The future is in our past -
Sarah Palin, the charismatic, but controversial, Alaska Governor who was Vice-Presidential running mate for John McCain in last year's American Presidential election has resigned her post. There is widespread speculation that she has resigned to make a serious bid for the White House in 2012.
The Republicans can use some charisma about now, for Barack Obama has stolen the show. Not only is Obama a powerful public speaker, he's actually trying to make the changes he talks about in his speeches.
Not many of us expected a charismatic preacher to deliver. Normally preachers aren't doers. But Obama seems to be bridging the divide between charisma and practice. He seems genuine about his ideas and the need to implement change.
The Republicans could do with a foil to counter the positive effect Obama is having on voters across the globe. The Republicans need charisma. The longer they go without representation the longer the climb back. For better or worse, there's no one in the wings but Sarah Palin.

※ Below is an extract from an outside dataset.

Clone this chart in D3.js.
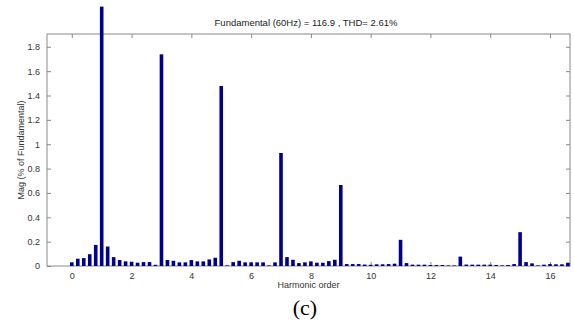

There was one up and coming star, South Carolina Governor Mark Sanford. However, he was caught with his pants down visiting his mistress in Argentina on Father's Day, leaving his wife and four boys home alone. That isn't cricket for someone from the 'family values' party. His downfall was dramatic.
Isn't it sad that many of the Republican stars who so love to preach about the morals and values to which we should all adhere are inevitably caught out in situations that reveal their hypocrisy. Now you are going to say the Democrats, too, are hypocrites. You will trot out President Clinton and Monica Lewinsky and say they're all the same. You are correct!
Democrats are just as human and subject to the same challenges as Republicans. Yet, there is one huge difference. Democrats don't preach morals and values and expect others to live up to standards that they fall short of attaining for themselves. Democrats try to let others live their lives, knowing we all in the same boat when it comes to temptation.
As well as being criticized for being an upstart, Sarah Palin will be criticized more than most for leaving her post before her term is up. With merely a year to go before the election she will be accused of abandoning ship. But Sarah is nothing if not a shrewd politician. She knows that ambition isn't about staying to complete a job. Ambition is not about doing the job. Obama is an anomaly!
That's the strange thing about ambition. The job is not what matters. What matters is the thrill of the game. It's the play and making the right moves that count. Doing the actual job when the game is finished is a nuisance. That's what makes Barack Obama unique. As farfetched as it may seem to political watchers, he seems to want to do the job.
If Sarah Palin is serious about her ambition, she has to make the move while the stars are auspicious. The time does seem right for her shift back to the national scene. Sarah got her feet wet last year and she seems to be ready to take the plunge into deeper waters.
Whether Sarah Palin has a chance to become the Republican Presidential candidate will be left to the gods. What we do know is Sarah Palin scares people. Even woman in her own party are solidly against her. How can a woman from the sparsely populated state of Alaska rise to such prominence in such a short time? Especially when she is an unknown with no strong family connections to the political elite. Imagine some unknown women from Newfoundland and Labrador becoming Prime Minister! Sarah must be made to suffer!
Times they are a changin'. With the political elite such as it is, it has to be difficult for the seasoned old boys and girls in the GOP, who put George Bush on the throne because of his name and position, to accept an upstart from Alaska. And Sarah Palin is a woman! Heaven forbid!
The irony of the situation in which Sarah Palin finds herself is that she would never be where she is if it had not been for the work of liberals who campaigned tirelessly for woman's rights. How quickly we forget, if we ever knew, that it wasn't so long ago that woman could not vote, let alone run for President.
For such a long time we have been trying to raise ourselves above the mire. Over the centuries people have lost their lives to improve the lot of the common human. Isn't it ironic that whenever underlings follow their stars and are raised above their station the knives come out more vicious than those for the manor born.
Shakespeare said it well in Julius Caesar (I, ii, 140-141). Cassius: "The fault, dear Brutus, is not in our stars, but in ourselves, that we are underlings." For that reason, Sarah Palin, in spite of my aversion to her politics, will get no criticism from me. Can she do any worse than George Bush, the heir?